#### GIVEN REQUEST:
In the listing that follows, retype every line from the first through the one containing "text_y = [94, 137, 102, 163, 278, 234, 275, 262, 306]". Pictures are to be left out.

#### GIVEN DATA:

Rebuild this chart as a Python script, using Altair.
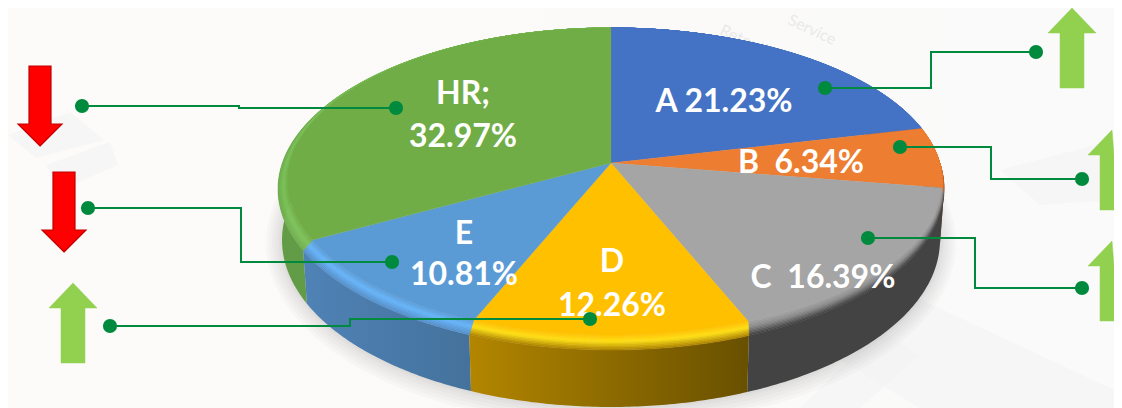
import math
import altair as alt

# ---------- data ----------
labels = ["A", "B", "C", "D", "E", "HR"]
shares = [21.23, 6.34, 16.39, 12.26, 10.81, 32.97]
face_colors = ["#4472C4", "#ED7D31", "#A5A5A5", "#FFC000", "#5B9BD5", "#70AD47"]
rim_mid = ["#4472C4", "#E0762E", "#8c8c8c", "#FFE015", "#66B4FA", "#7DC35A"]
rim_out = ["#3c64ab", "#8A4A1C", "#434343", "#B08600", "#5590CB", "#6FAE4E"]
wall_left = ["#3c64ab", "#8A4A1C", "#434343", "#B38600", "#4F82B6", "#639C47"]
wall_right = ["#3c64ab", "#8A4A1C", "#434343", "#685000", "#44729C", "#5B9140"]

text_strings = ["HR;", "32.97%", "A 21.23%", "B \u00a06.34%", "C \u00a016.39%", "E", "10.81%", "D", "12.26%"]
text_x = [463, 463, 724, 801, 823, 464, 464, 612, 612]
text_y = [94, 137, 102, 163, 278, 234, 275, 262, 306]

leader_x = [[82, 239, 239, 396], [88, 241, 241, 392], [110, 350, 350, 590],
            [825, 931, 931, 1036], [900, 991, 991, 1082], [868, 975, 975, 1082]]
leader_y = [[106, 106, 108, 108], [208, 208, 262, 262], [326, 326, 319, 319],
            [88, 88, 52, 52], [147, 147, 179, 179], [238, 238, 288, 288]]

up_x = [73, 1072, 1112, 1112]
up_tip = [283, 8, 130, 241]
down_x = [40, 64]
down_tip = [146, 252]

# ---------- pie geometry ----------
APEX_X = 611
KK = 0.1205
PERSPECTIVE = math.sqrt(1 - KK * KK)
W, H = 1106, 400
MAX_X, MAX_Y = 8 + W, 8 + H


def ring_point(frac, cy, ry, rx_r, rx_l):
    t = 2 * math.pi * frac
    u, v = math.sin(t), math.cos(t)
    d = 1 + KK * v
    up, vp = u * PERSPECTIVE / d, (v + KK) / d
    return [APEX_X + (rx_r if up > 0 else rx_l) * up, cy - ry * vp]


FACE = (181.5, 153.5, 331, 323)
OUTER = (189, 161, 333, 333)
BASE = (240, 167, 329, 329)


def lerp_ring(a, b, s):
    return tuple(a[i] + (b[i] - a[i]) * s for i in range(4))


def arc(f0, f1, ring, n=70):
    return [ring_point(f0 + (f1 - f0) * i / n, *ring) for i in range(n + 1)]


def mix(c1, c2, s):
    p = [int(c1[i:i + 2], 16) for i in (1, 3, 5)]
    q = [int(c2[i:i + 2], 16) for i in (1, 3, 5)]
    return "#%02x%02x%02x" % tuple(round(x + (y - x) * s) for x, y in zip(p, q))


def clamp(p):
    # the identity projection is fitted to the page box: nothing may stick out of it
    return [min(max(p[0], 8), MAX_X), min(max(p[1], 8), MAX_Y)]


def feat(coords, color="#000000", kind="Polygon"):
    coords = [clamp(p) for p in coords]
    geometry = {"type": kind, "coordinates": [coords] if kind == "Polygon" else coords}
    return {"type": "Feature", "geometry": geometry, "properties": {"color": color}}


def closed(pts):
    return pts + [pts[0]]


edges = [0.0]
for s in shares:
    edges.append(edges[-1] + s / 100)
edges[-1] = 1.0

PROJ = dict(type="identity", scale=1, translate=[-8, -8])


def shape_layer(features, **kw):
    return alt.Chart(alt.Data(values=features)).mark_geoshape(**kw).project(**PROJ)


def colored(features, stroke_width=0.6):
    return shape_layer(features, strokeWidth=stroke_width).encode(
        fill=alt.Color("properties.color:N", scale=None, legend=None),
        stroke=alt.Color("properties.color:N", scale=None, legend=None),
    )


layers = []

# ---------- background ----------
layers.append(shape_layer(
    [feat(closed([[8, 8], [MAX_X, 8], [MAX_X, MAX_Y], [8, MAX_Y]]))],
    fill={"gradient": "linear", "x1": 0, "x2": 1, "y1": 0, "y2": 0,
          "stops": [{"offset": 0, "color": "#fdfbf9"}, {"offset": 0.6, "color": "#fbfaf9"},
                    {"offset": 1, "color": "#fafafa"}]},
    strokeWidth=0))
bg_shapes = [
    [[4, 135], [70, 112], [104, 140], [36, 158]],
    [[46, 165], [110, 142], [118, 165], [60, 190]],
    [[815, 250], [1122, 390], [1122, 408], [920, 408], [790, 330]],
    [[880, 330], [920, 355], [860, 408], [800, 408]],
    [[1000, 170], [1122, 140], [1122, 200], [1040, 205]],
]
layers.append(shape_layer([feat(closed(p)) for p in bg_shapes], fill="#f3f3f3",
                          opacity=0.6, strokeWidth=0))
faint = alt.Chart(alt.Data(values=[
    {"t": "Service", "lon": 812, "lat": 30},
    {"t": "Retention", "lon": 752, "lat": 44},
])).mark_text(font="Lato", fontSize=16, color="#e9e9e9", angle=25, align="center").encode(
    longitude="lon:Q", latitude="lat:Q", text="t:N").project(**PROJ)
layers.append(faint)

# ---------- soft shadow ----------
for grow in [16, 13, 10, 7, 4, 2]:
    ring = (BASE[0] + grow * 0.2, BASE[1] + grow, BASE[2] + grow, BASE[3] + grow)
    layers.append(shape_layer([feat(closed(arc(0, 1, ring, 180)))],
                              fill="#000000", fillOpacity=0.02, strokeWidth=0))

# ---------- side walls ----------
for i in [0, 5, 1, 4, 2, 3]:
    f0, f1 = edges[i], edges[i + 1]
    top = arc(f0, f1, OUTER)
    bottom = arc(f0, f1, BASE)
    poly = closed(top + bottom[::-1])
    layers.append(shape_layer(
        [feat(poly)],
        fill={"gradient": "linear", "x1": 0, "x2": 1, "y1": 0, "y2": 0,
              "stops": [{"offset": 0, "color": wall_left[i]}, {"offset": 1, "color": wall_right[i]}]},
        strokeWidth=0))

# ---------- bevel bands ----------
N_BANDS = 10
band_features = []
for i in range(len(labels)):
    f0, f1 = edges[i], edges[i + 1]
    for b in range(N_BANDS, 0, -1):
        s = b / N_BANDS
        if s <= 0.45:
            col = mix(face_colors[i], rim_mid[i], s / 0.45)
        else:
            col = mix(rim_mid[i], rim_out[i], (s - 0.45) / 0.55)
        inner = lerp_ring(FACE, OUTER, (b - 1) / N_BANDS)
        outer = lerp_ring(FACE, OUTER, s)
        band_features.append(feat(closed(arc(f0, f1, outer) + arc(f0, f1, inner)[::-1]), col))
layers.append(colored(band_features))

# ---------- top faces ----------
apex = [APEX_X, FACE[0] - FACE[1] * KK]
top_features = [feat(closed([apex] + arc(edges[i], edges[i + 1], FACE)), face_colors[i])
                for i in range(len(labels))]
layers.append(colored(top_features, 0.3))

# ---------- slice labels ----------
layers.append(alt.Chart(alt.Data(values=[
    {"t": t, "lon": x, "lat": y} for t, x, y in zip(text_strings, text_x, text_y)
])).mark_text(font="Lato", fontWeight="bold", fontSize=32, color="white",
              align="center", baseline="middle").encode(
    longitude="lon:Q", latitude="lat:Q", text="t:N").project(**PROJ))

# ---------- arrows ----------
up_features = []
for x, y in zip(up_x, up_tip):
    up_features.append(feat(closed([[x, y], [x + 24, y + 25], [x + 12, y + 25], [x + 12, y + 80],
                                    [x - 12, y + 80], [x - 12, y + 25], [x - 24, y + 25]]), "#92D050"))
layers.append(colored(up_features, 0.5))
down_features = []
for x, y in zip(down_x, down_tip):
    down_features.append(feat(closed([[x, y], [x + 22, y - 22], [x + 11, y - 22], [x + 11, y - 80],
                                      [x - 11, y - 80], [x - 11, y - 22], [x - 22, y - 22]])))
layers.append(shape_layer(down_features, fill="#FF0000", stroke="#C00000", strokeWidth=1.2))

# ---------- leader lines and dots ----------
line_features = [feat([[a, b] for a, b in zip(xs, ys)], kind="LineString")
                 for xs, ys in zip(leader_x, leader_y)]
layers.append(shape_layer(line_features, filled=False, stroke="#008A3E", strokeWidth=2))
dots = []
for xs, ys in zip(leader_x, leader_y):
    dots.append({"lon": xs[0], "lat": ys[0]})
    dots.append({"lon": xs[-1], "lat": ys[-1]})
layers.append(alt.Chart(alt.Data(values=dots)).mark_circle(size=201, color="#008A3E", opacity=1).encode(
    longitude="lon:Q", latitude="lat:Q").project(**PROJ))

chart = alt.layer(*layers).properties(
    width=W, height=H, padding=0, autosize=alt.AutoSizeParams(type="none")
).configure_view(stroke=None)

chart.save("out.html", embed_options={"renderer": "svg", "actions": False})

#### TASK RESULT:
Rebuild this chart as a Python script, using Altair.
import math
import altair as alt

# ---------- data ----------
labels = ["A", "B", "C", "D", "E", "HR"]
shares = [21.23, 6.34, 16.39, 12.26, 10.81, 32.97]
face_colors = ["#4472C4", "#ED7D31", "#A5A5A5", "#FFC000", "#5B9BD5", "#70AD47"]
rim_mid = ["#4472C4", "#E0762E", "#8c8c8c", "#FFE015", "#66B4FA", "#7DC35A"]
rim_out = ["#3c64ab", "#8A4A1C", "#434343", "#B08600", "#5590CB", "#6FAE4E"]
wall_left = ["#3c64ab", "#8A4A1C", "#434343", "#B38600", "#4F82B6", "#639C47"]
wall_right = ["#3c64ab", "#8A4A1C", "#434343", "#685000", "#44729C", "#5B9140"]

text_strings = ["HR;", "32.97%", "A 21.23%", "B \u00a06.34%", "C \u00a016.39%", "E", "10.81%", "D", "12.26%"]
text_x = [463, 463, 724, 801, 823, 464, 464, 612, 612]
text_y = [94, 137, 102, 163, 278, 234, 275, 262, 306]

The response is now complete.